The sharp, intricate contours of lunar regolith particles hold critical clues to the Moon’s geological evolution and inform engineering applications from habitat construction to spacecraft design, making their precise segmentation a task of significant scientific and engineering value. However, this task exposes a weakness in deep learning models known as spectral bias, an inherent tendency to learn smooth, low-frequency functions which causes them to systematically erase the very high-frequency boundary details that are of primary interest. To resolve this conflict, we propose a framework to deeply seek object boundaries. First, we propose High-Frequency Initialized LoRA (HiFi-LoRA) to counteract spectral bias. By initializing the LoRA adaptation matrices as the optimal low-rank approximation of a high-pass filter, it fundamentally enhances the model’s high-frequency perception and injects a strong preference for edges. Second, we propose the Wavelet Energy Modulation (WEM) regularizer.
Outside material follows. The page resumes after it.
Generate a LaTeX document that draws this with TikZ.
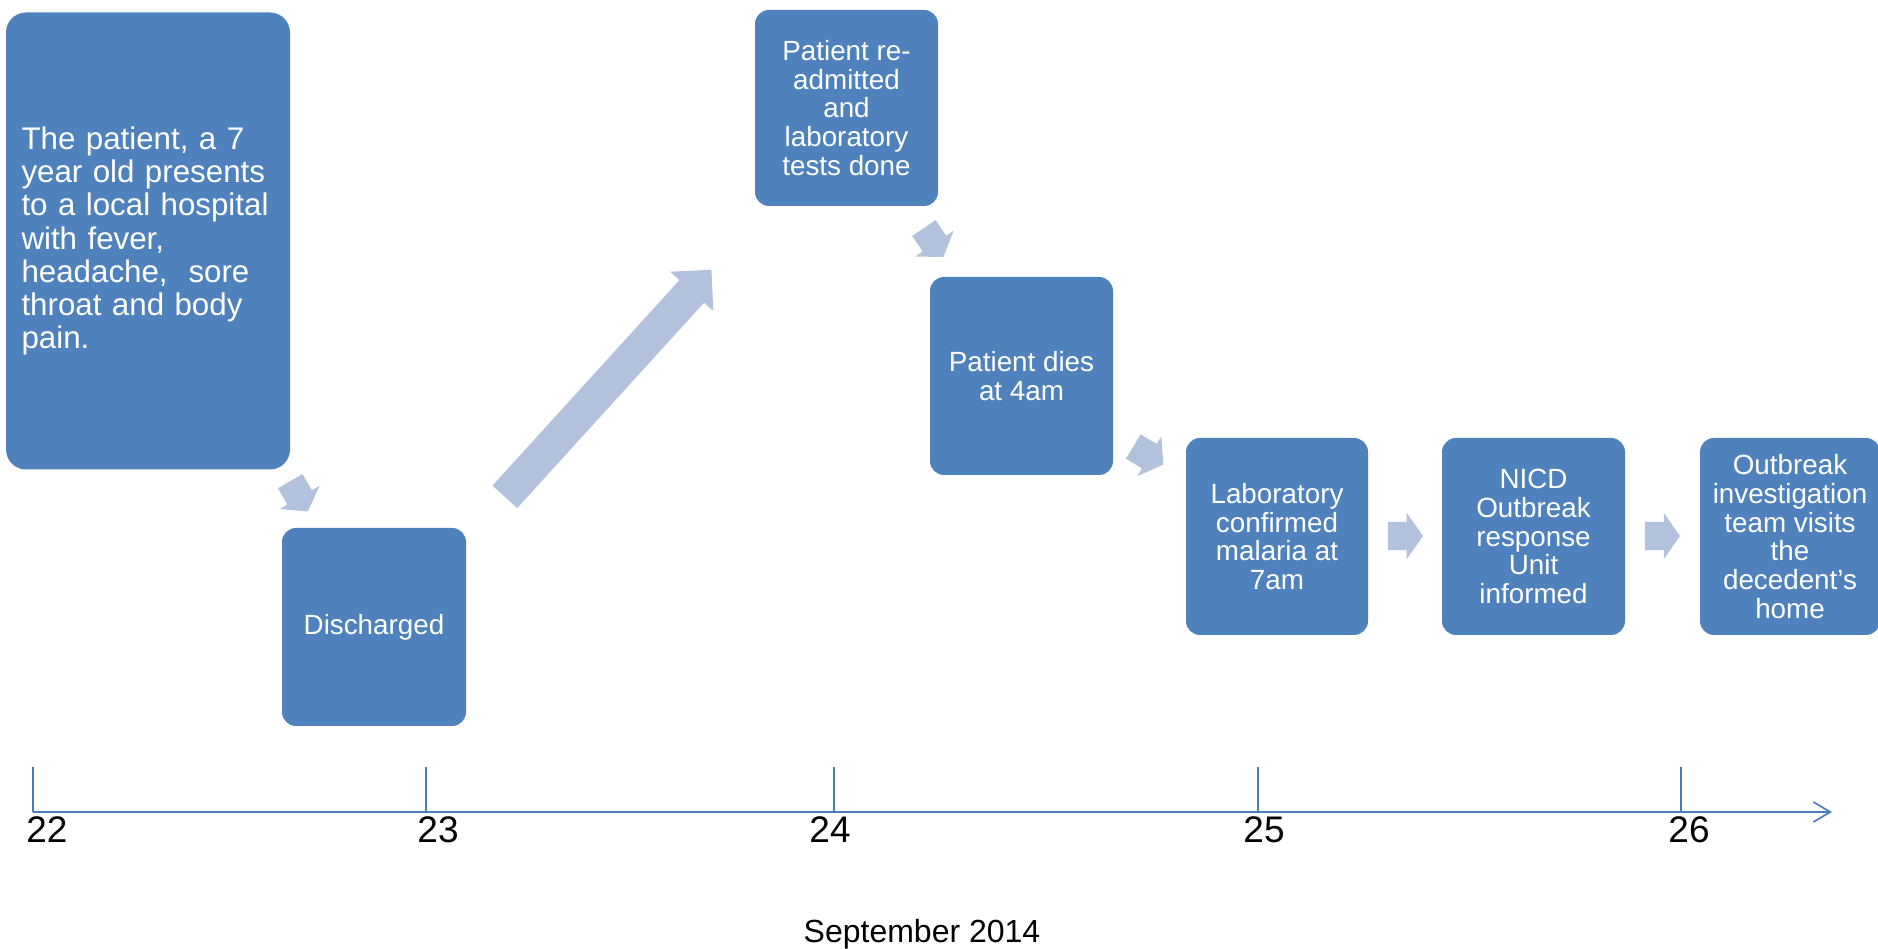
\documentclass[tikz,border=0pt]{standalone}
\usepackage{fontspec}
\setmainfont{Liberation Sans}
\usetikzlibrary{shapes.arrows,arrows.meta}
\definecolor{boxblue}{RGB}{79,129,189}
\definecolor{arrowblue}{RGB}{179,194,220}
\definecolor{axisblue}{RGB}{74,126,187}
\begin{document}
\begin{tikzpicture}[x=1pt, y=1pt, node distance=256.5pt]
\tikzstyle{block} = [rectangle, rounded corners=14pt, fill=boxblue, text=white, align=center, inner sep=0pt, minimum width=183pt, minimum height=197pt, font=\fontsize{27.8}{28.7}\selectfont]
\tikzstyle{bigblock} = [block, rounded corners=20pt, align=left, text width=253pt, minimum width=284pt, minimum height=457pt, font=\fontsize{31.3}{33.3}\selectfont]
\tikzstyle{step arrow} = [single arrow, fill=arrowblue, inner xsep=0pt, inner ysep=14pt, minimum height=35pt, single arrow head extend=9pt, single arrow tip angle=110]
\tikzstyle{axisline} = [axisblue, line width=1.7pt]
\tikzstyle{daylabel} = [anchor=base, font=\fontsize{37}{40}\selectfont]
\useasboundingbox (0,0) rectangle (1878,949);
%
\node (presents)   [bigblock] at (148,708)  {The patient, a 7\\year old presents\\to a local hospital\\with fever,\\headache,~ sore\\throat and body\\pain.};
\node (discharged) [block, minimum width=184pt, minimum height=198pt] at (374,322) {Discharged};
\node (readmitted) [block, minimum height=196pt] at (846.5,841) {Patient re-\\admitted\\and\\laboratory\\tests done};
\node (dies)       [block, minimum height=198pt] at (1021.5,573) {Patient dies\\at 4am};
\node (confirmed)  [block, minimum width=182pt] at (1277,412.5) {Laboratory\\confirmed\\malaria at\\7am};
\node (nicd)       [block, right of=confirmed] {NICD\\Outbreak\\response\\Unit\\informed};
\node (visit)      [block, right of=nicd, minimum width=180pt] {Outbreak\\investigation\\team visits\\the\\decedent’s\\home};
%
\node (toDischarged) [step arrow, rotate=-60] at (296.5,457)   {};
\node (toReadmitted) [step arrow, minimum height=307pt, inner ysep=16.5pt, single arrow head extend=12.5pt, single arrow tip angle=90, rotate=47.7] at (602.5,559.5) {};
\node (toDies)       [step arrow, rotate=-56] at (930.9,710.6) {};
\node (toConfirmed)  [step arrow, rotate=-31] at (1144,496) {};
\node (toNicd)       [step arrow] at (1400.5,413) {};
\node (toVisit)      [step arrow] at (1657.5,413) {};
%
\coordinate (axisstart) at (33,137);
\coordinate (axisend)   at (1832,137);
\coordinate (tick23)    at (426,182);
\coordinate (tick24)    at (834,182);
\coordinate (tick25)    at (1258,182);
\coordinate (tick26)    at (1681,182);
\draw [axisline, -{Straight Barb[length=17pt, width=20pt]}] (axisstart) -- (axisend);
\draw [axisline] (axisstart) -- ++(0,45);
\draw [axisline] (tick23) -- (tick23 |- axisstart);
\draw [axisline] (tick24) -- (tick24 |- axisstart);
\draw [axisline] (tick25) -- (tick25 |- axisstart);
\draw [axisline] (tick26) -- (tick26 |- axisstart);
%
\node (day22) [daylabel] at (47,106)   {22};
\node (day23) [daylabel] at (438,106)  {23};
\node (day24) [daylabel] at (830,106)  {24};
\node (day25) [daylabel] at (1264,106) {25};
\node (day26) [daylabel] at (1689,106) {26};
\node (month) [anchor=base, font=\fontsize{32}{34}\selectfont] at (922,6) {September 2014};
\end{tikzpicture}
\end{document}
It guides the model to learn the intrinsic correlation between contour complexity and mask area, forcing the model to build a geometric understanding of contour morphology upon its high-frequency perception, thereby enabling the generation of boundary details commensurate with the object’s scale. Experimentally, we constructed the Lunar Regolith Segmentation Dataset (LRSD), the first large-scale benchmark with expert-annotated contours. Extensive experiments demonstrate that our method sets a new state of the art on this challenging benchmark, not only achieving top performance on regional metrics like mIoU and DSC but, more critically, drastically outperforming existing models on boundary accuracy. This work not only provides a powerful computational tool for lunar science but also offers a robust and synergistic design pattern for other fine-grained segmentation challenges.